“Pero la mayoría de la gente ya se ha ido”, dije. Se quedará donde quiera, insistió, pase lo que pase. Luego, cuando me iba, me gritó: “Lleva a ese niño a un lugar seguro”.
Eso ayudó a convencerme. Anoche, mientras estaba acostado en mi colchón, me di cuenta de que no era justo que mi hijo de 15 años pagara por mi decisión de venir a Gaza y quedarme tanto tiempo en el norte. Podría haber sobrevivido 45 días, pero ¿sobreviviría los siguientes 45? Las posibilidades de escapar de la muerte son cada vez más estrechas. No tengo derecho a decidir por él. En su última llamada desde nuestra casa en Ramallah, en Cisjordania, mi esposa Hanna me dijo simplemente: “Quiero a mi hijo. Lo llevaste a Gaza. Tráelo de vuelta”.

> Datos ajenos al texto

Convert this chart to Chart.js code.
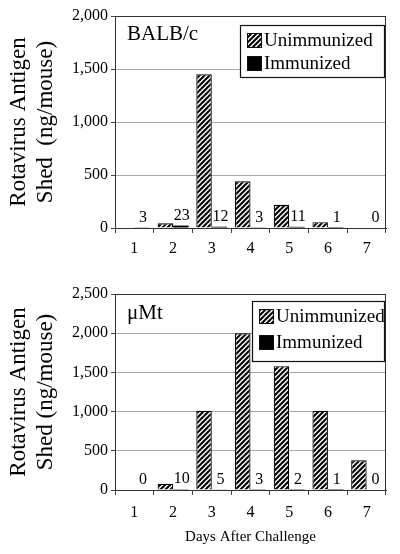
<!DOCTYPE html>
<html lang="en">
<head>
    <meta charset="UTF-8">
    <title>Rotavirus Antigen Shed</title>
    <script src="https://cdn.jsdelivr.net/npm/chart.js"></script>
    <style>
        body { margin: 0; background: #fff; }
        canvas { display: block; }
    </style>
</head>
<body>
    <canvas id="balb" width="400" height="270"></canvas>
    <canvas id="mumt" width="400" height="284"></canvas>

    <script>
        // Data
        const days = ['1', '2', '3', '4', '5', '6', '7'];
        const seriesNames = ['Unimmunized', 'Immunized'];

        const balbUnimmunized = [0, 45, 1450, 440, 220, 55, 0];
        const balbImmunized = [3, 23, 12, 3, 11, 1, 0];

        const mumtUnimmunized = [0, 80, 1010, 2000, 1580, 1010, 380];
        const mumtImmunized = [0, 10, 5, 3, 2, 1, 0];

        const serif = "'Liberation Serif', 'DejaVu Serif', serif";

        // Diagonal hatch fill for the unimmunized bars
        function makeHatch() {
            const n = 5;
            const c = document.createElement('canvas');
            c.width = n;
            c.height = n;
            const g = c.getContext('2d');
            g.fillStyle = '#fff';
            g.fillRect(0, 0, n, n);
            g.strokeStyle = '#000';
            g.lineWidth = 2.1;
            g.beginPath();
            g.moveTo(-1, n + 1); g.lineTo(n + 1, -1);
            g.moveTo(-1, 1); g.lineTo(1, -1);
            g.moveTo(n - 1, n + 1); g.lineTo(n + 1, n - 1);
            g.stroke();
            return g.createPattern(c, 'repeat');
        }
        const hatch = makeHatch();

        // Frame around the plot area
        const frame = {
            id: 'frame',
            afterDraw(chart) {
                const a = chart.chartArea;
                const ctx = chart.ctx;
                ctx.save();
                ctx.strokeStyle = '#333';
                ctx.lineWidth = 1;
                ctx.strokeRect(a.left + 0.5, a.top + 0.5, a.right - a.left - 1, a.bottom - a.top);
                ctx.restore();
            }
        };

        // Numbers over the immunized bars
        const valueLabels = {
            id: 'valueLabels',
            afterDatasetsDraw(chart) {
                const ctx = chart.ctx;
                const meta = chart.getDatasetMeta(1);
                const vals = chart.data.datasets[1].data;
                ctx.save();
                ctx.font = '16px ' + serif;
                ctx.fillStyle = '#000';
                ctx.textAlign = 'center';
                ctx.textBaseline = 'middle';
                meta.data.forEach((bar, i) => {
                    ctx.fillText(String(vals[i]), bar.x + 1, bar.y - 10);
                });
                ctx.restore();
            }
        };

        // Boxed legend in the top right corner, plus the strain name
        const boxLegend = {
            id: 'boxLegend',
            afterDraw(chart, args, opts) {
                const ctx = chart.ctx;
                const a = chart.chartArea;
                const x0 = a.right - opts.width - 2;
                const y0 = a.top + opts.top;
                ctx.save();
                ctx.fillStyle = '#fff';
                ctx.fillRect(x0, y0, opts.width, opts.height);
                ctx.strokeStyle = '#111';
                ctx.lineWidth = 1.2;
                ctx.strokeRect(x0 + 0.5, y0 + 0.5, opts.width, opts.height);
                ctx.font = '19px ' + serif;
                ctx.textBaseline = 'middle';
                chart.data.datasets.forEach((ds, i) => {
                    const cy = y0 + opts.firstRow + i * opts.rowGap;
                    ctx.fillStyle = ds.backgroundColor;
                    ctx.fillRect(x0 + 7, cy - 7, 15, 15);
                    ctx.strokeStyle = '#111';
                    ctx.lineWidth = 1;
                    ctx.strokeRect(x0 + 7.5, cy - 6.5, 14, 14);
                    ctx.fillStyle = '#000';
                    ctx.fillText(ds.label, x0 + 24, cy + 1);
                });
                ctx.font = '21px ' + serif;
                ctx.fillText(opts.strain, a.left + 12, a.top + opts.strainY);
                ctx.restore();
            }
        };

        function buildChart(id, unimm, imm, yMax, cfg) {
            const ctx = document.getElementById(id).getContext('2d');
            return new Chart(ctx, {
                type: 'bar',
                data: {
                    labels: days,
                    datasets: [
                        {
                            label: seriesNames[0],
                            data: unimm,
                            backgroundColor: hatch,
                            borderColor: '#000',
                            borderWidth: 1.2,
                            categoryPercentage: 0.8,
                            barPercentage: 1.0
                        },
                        {
                            label: seriesNames[1],
                            data: imm,
                            backgroundColor: '#000',
                            borderColor: '#000',
                            borderWidth: 0,
                            categoryPercentage: 0.8,
                            barPercentage: 1.0
                        }
                    ]
                },
                options: {
                    responsive: false,
                    animation: false,
                    layout: { padding: { top: cfg.top, right: 14, left: 0, bottom: 0 } },
                    plugins: {
                        legend: { display: false },
                        tooltip: { enabled: false },
                        boxLegend: cfg.legend
                    },
                    scales: {
                        x: {
                            afterFit: s => { s.height = cfg.xHeight; },
                            grid: {
                                offset: true,
                                drawOnChartArea: false,
                                tickLength: 5,
                                color: '#444'
                            },
                            border: { color: '#333' },
                            ticks: {
                                padding: cfg.xPad,
                                color: '#000',
                                font: { family: serif, size: 16 }
                            },
                            title: {
                                display: !!cfg.xTitle,
                                text: cfg.xTitle || '',
                                color: '#000',
                                font: { family: serif, size: 15 },
                                padding: { top: 0, bottom: 8 }
                            }
                        },
                        y: {
                            min: 0,
                            max: yMax,
                            afterFit: s => { s.width = 115; },
                            grid: {
                                color: ctx => (ctx.tick && ctx.tick.value > 0 && ctx.tick.value < yMax) ? '#a8a8a8' : 'rgba(0,0,0,0)',
                                tickColor: '#444',
                                tickLength: 4
                            },
                            border: { color: '#333' },
                            ticks: {
                                stepSize: 500,
                                padding: 3,
                                color: '#000',
                                font: { family: serif, size: 16 },
                                callback: v => v.toLocaleString('en-US')
                            },
                            title: {
                                display: true,
                                text: cfg.yTitle,
                                color: '#000',
                                font: { family: serif, size: 23 },
                                padding: { top: 5, bottom: 0 }
                            }
                        }
                    }
                },
                plugins: [frame, valueLabels, boxLegend]
            });
        }

        buildChart('balb', balbUnimmunized, balbImmunized, 2000, {
            top: 16,
            xHeight: 42,
            xPad: 6,
            yTitle: ['Rotavirus Antigen', 'Shed  (ng/mouse)'],
            legend: { strain: 'BALB/c', strainY: 18, width: 144, height: 52, top: 9, firstRow: 15, rowGap: 23 }
        });

        buildChart('mumt', mumtUnimmunized, mumtImmunized, 2500, {
            top: 24,
            xHeight: 64,
            xPad: 8,
            xTitle: 'Days After Challenge',
            yTitle: ['Rotavirus Antigen', 'Shed (ng/mouse)'],
            legend: { strain: '\u03bcMt', strainY: 19, width: 132, height: 60, top: 7, firstRow: 15, rowGap: 26 }
        });
    </script>
</body>
</html>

Las conversaciones sobre una tregua llenan las noticias, y este podría ser un buen momento para dirigirse al sur, a Rafah, y estar cerca de la frontera con Egipto en caso de que se abra. Después de todo, tengo un trabajo en el ministerio en Ramallah al que volver.
La visión de los proyectiles volando frente a mi ventana la noche anterior también dejó claro que era hora de partir: a veces es mejor ser prudente que corregir, si eso tiene sentido. Lo sabio es dar a todos la oportunidad de vivir, incluso si lo correcto es no permitir que los israelíes se salgan con la suya con una segunda Nakba, otra expulsión más de nuestra tierra.
Cuando finalmente llega esta mañana, llega el conductor que hemos contratado para el primer tramo de nuestro viaje. Con nosotros viajan mi suegro Mostafa y su esposa Widdad, que va en silla de ruedas. Mis suegros quieren quedarse con su nieta Wissam, de 23 años, en el Hospital Europeo de Gaza en Khan Younis, en el sur. Wissam se está recuperando de una cirugía de triple amputación, después de sobrevivir a un bombardeo en la primera semana que mató a sus padres y a la mayoría de sus hermanos. La hermana sobreviviente de Wissam, también llamada Widdad, puede cuidar de su abuela y de Wissam.